As an example, Netflix and Amazon IPO'd in the late '90s and have handsomely rewarded any small investors lucky enough to hold on all these years. Facebook, Twitter, Snapchat and others would have done the same thing years ago, but they had so much private equity cash they didn't need to. They held on until the insiders were ready to sell off. IPO's now become about the private equity and early investors cashing out. Which means they think some of the best years of the investment are behind them, and they want to dump their shares on the public.   

You and I are left with the scraps.

ChpBstrd

  • Handlebar Stache
  • *****
  • Posts: 1467
Re: Vegan stock recommendations
« Reply #7 on: April 04, 2018, 08:48:12 PM »
It's a highly fragmented market with low barriers to entry, lots of competitors, and large grocery chains that can bargain the shirts off the backs of their suppliers. I don't need to do a Porter's 5 Forces analysis to see this isn't an attractive market.

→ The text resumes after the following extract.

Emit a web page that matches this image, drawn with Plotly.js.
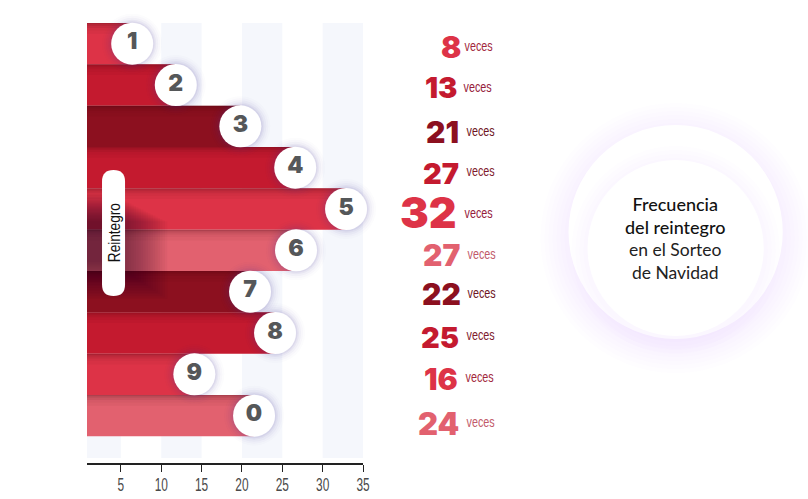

As with the organic food trend, it will likely be the grocery stores and online stores that collect the bulk of the profits. The big consumer brands like Heinz, Kraft, General Mills, Kellogs, Nestle, and the various meat/sausage brands will be the ones to lose, as they eventually pay nosebleed prices to acquire the winners in this shakeout even as their own brand values evaporate. Or they might just leverage up, extract the last dividends, and fade away.

When/If Kroger gets some sense, their specialty food section will be as big as their Twinkie aisle.